« Vendez l’Amérique. » Les soubresauts causés par les va-et-vient de Donald Trump sur les droits de douane ont provoqué un mot d’ordre hautement inhabituel à travers le monde de la finance : il faut vendre (une partie de) ses actifs américains pour ne pas trop s’exposer aux coups de tête du président américain. Dans cette logique, de nombreux investisseurs se sont séparés à la fois de leurs actions américaines, de leurs obligations américaines et de leurs dollars. Si le marché des actions a rebondi, au moins temporairement, le billet vert demeure en recul de presque 10 % face à l’euro depuis février.
Vendre l’Amérique, d’accord, mais pour acheter quoi ? La réponse est loin d’être évidente. Le Japon traîne une économie atone, la Chine n’est pas un partenaire fiable, les pays émergents sont très volatils. Théoriquement, l’Europe pourrait tirer son épingle du jeu. Elle n’est pas dynamique mais elle est riche, et l’Etat de droit y est respecté. Dans ces circonstances, l’euro, qui est la deuxième monnaie au monde, mais trois fois moins importante que le dollar, pourrait-il prendre plus d’importance ? L’enjeu est majeur : il y va de la souveraineté européenne, avec à la clé la capacité du Vieux Continent à se financer plus facilement. Au bout de la logique, il s’agit de faire basculer le « privilège exorbitant du dollar » vers un « privilège exorbitant de l’euro ».
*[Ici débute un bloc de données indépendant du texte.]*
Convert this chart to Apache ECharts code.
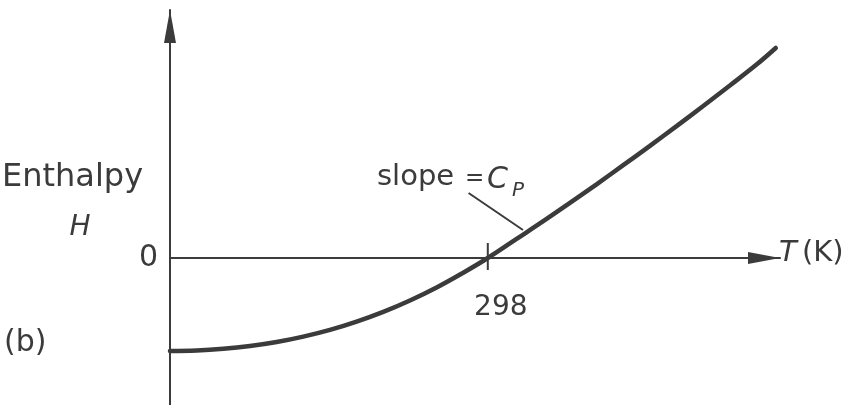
<!DOCTYPE html>
<html>
<head>
<meta charset="utf-8">
<script src="https://cdn.jsdelivr.net/npm/echarts@6/dist/echarts.min.js"></script>
<style>
  html, body { margin: 0; padding: 0; background: #ffffff; }
  #chart { width: 851px; height: 405px; }
</style>
</head>
<body>
<div id="chart"></div>
<script>
// Temperature (K) and enthalpy H (arbitrary units, H = 0 at 298 K)
const temps = [0, 25, 50, 75, 100, 125, 150, 175, 200, 225, 250, 275, 298,
               325, 350, 375, 400, 425, 450, 475, 500, 525, 550, 568];
const enthalpy = [-9.3, -9.25, -9.08, -8.8, -8.4, -7.86, -7.19, -6.36, -5.39, -4.25, -2.95, -1.47, 0,
                  1.91, 3.68, 5.51, 7.37, 9.28, 11.21, 13.19, 15.2, 17.25, 19.34, 21.0];
// Reference temperature marked on the T axis
const refTemp = [298];
const refTempLabels = ['298'];
// Short tick across the axis at the reference temperature
const tickH = [1.5, -1.2];
// Leader line from the slope label to the curve: [T, H] pairs
const leaderStart = [280, 6.5];
const leaderEnd = [331, 2.8];

const ink = '#3b3b3b';
const font = 'DejaVu Sans';

const curve = temps.map((t, i) => [t, enthalpy[i]]);

const chart = echarts.init(document.getElementById('chart'), null, { renderer: 'canvas' });

chart.setOption({
  backgroundColor: '#ffffff',
  animation: false,
  grid: { left: 170, right: 71, top: 10, bottom: 0, containLabel: false, outerBoundsMode: 'none' },
  xAxis: {
    type: 'value',
    min: 0,
    max: 572,
    splitLine: { show: false },
    axisTick: { show: false },
    axisLabel: { show: false },
    axisLine: {
      onZero: true,
      symbol: ['none', 'triangle'],
      symbolSize: [12, 32],
      symbolOffset: [0, -16],
      lineStyle: { color: ink, width: 2 }
    }
  },
  yAxis: {
    type: 'value',
    min: -14.7,
    max: 24.8,
    splitLine: { show: false },
    axisTick: { show: false },
    axisLine: {
      onZero: false,
      symbol: ['none', 'triangle'],
      symbolSize: [12, 33],
      symbolOffset: [0, -16.5],
      lineStyle: { color: ink, width: 2 }
    },
    axisLabel: {
      customValues: [0],
      color: ink,
      fontFamily: font,
      fontSize: 30,
      margin: 12
    }
  },
  series: [
    {
      type: 'line',
      data: curve,
      smooth: 0.4,
      symbol: 'none',
      lineStyle: { color: ink, width: 4.5, cap: 'round' },
      z: 5
    },
    {
      // tick crossing the T axis at 298 K
      type: 'line',
      data: [[refTemp[0], tickH[0]], [refTemp[0], tickH[1]]],
      symbol: 'none',
      lineStyle: { color: ink, width: 2 },
      z: 4
    },
    {
      // label under the 298 K tick
      type: 'scatter',
      data: [[refTemp[0], tickH[1]]],
      symbolSize: 1,
      itemStyle: { color: 'rgba(255,255,255,0)' },
      label: {
        show: true,
        position: 'bottom',
        distance: 23,
        offset: [13, 0],
        formatter: () => refTempLabels[0],
        color: ink,
        opacity: 1,
        textBorderWidth: 0,
        fontFamily: font,
        fontSize: 28
      },
      emphasis: { disabled: true },
      z: 4
    },
    {
      type: 'line',
      data: [leaderStart, leaderEnd],
      symbol: 'none',
      lineStyle: { color: ink, width: 2 },
      z: 4
    }
  ],
  graphic: [
    { type: 'text', x: 2, y: 178, style: { text: 'Enthalpy', font: '32px "DejaVu Sans"', fill: ink, align: 'left', verticalAlign: 'middle' } },
    { type: 'text', x: 80, y: 228, style: { text: 'H', font: 'italic 28px "DejaVu Sans"', fill: ink, align: 'center', verticalAlign: 'middle' } },
    { type: 'text', x: 4, y: 343, style: { text: '(b)', font: '30px "DejaVu Sans"', fill: ink, align: 'left', verticalAlign: 'middle' } },
    { type: 'text', x: 377, y: 177, style: { text: 'slope', font: '29px "DejaVu Sans"', fill: ink, align: 'left', verticalAlign: 'middle' } },
    { type: 'text', x: 465, y: 179, style: { text: '=', font: '23px "DejaVu Sans"', fill: ink, align: 'left', verticalAlign: 'middle' } },
    { type: 'text', x: 487, y: 180, style: { text: 'C', font: 'italic 30px "DejaVu Sans"', fill: ink, align: 'left', verticalAlign: 'middle' } },
    { type: 'text', x: 512, y: 191, style: { text: 'P', font: 'italic 20px "DejaVu Sans"', fill: ink, align: 'left', verticalAlign: 'middle' } },
    { type: 'text', x: 779, y: 253, style: { text: 'T', font: 'italic 29px "DejaVu Sans"', fill: ink, align: 'left', verticalAlign: 'middle' } },
    { type: 'text', x: 802, y: 253, style: { text: '(K)', font: '29px "DejaVu Sans"', fill: ink, align: 'left', verticalAlign: 'middle' } }
  ]
});
</script>
</body>
</html>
« Il y a une opportunité qui s’est ouverte (…) mais elle ne nous sera pas offerte sur un plateau », avertissait, le 5 juin, Christine Lagarde, la présidente de la Banque centrale européenne. Pour profiter du chaos trumpien, explique-t-elle, l’Europe doit se réformer. Elle doit notamment réduire son principal défaut : son morcellement entre 27 pays (20 pour la zone euro).
Créer un grand marché de la dette
C’est particulièrement évident pour le volet du financement de l’économie. Là où les Etats-Unis ont 29 000 milliards de dollars (plus de 25 000 milliards d’euros) d’obligations souveraines, jugées jusqu’à récemment comme les actifs les plus sûrs au monde, l’Union européenne (UE) a 27 marchés de la dette souveraine. Celui qui est considéré comme le plus sûr de tous, l’Allemagne, s’élève à 2 500 milliards de dollars, soit presque 12 fois moins. Pour un investisseur américain ou japonais qui veut mettre son argent en Europe, cela complique l’équation. En vue de gagner son autonomie financière, l’Europe doit créer un grand marché de la dette, qui puisse faire concurrence à celui des Etats-Unis.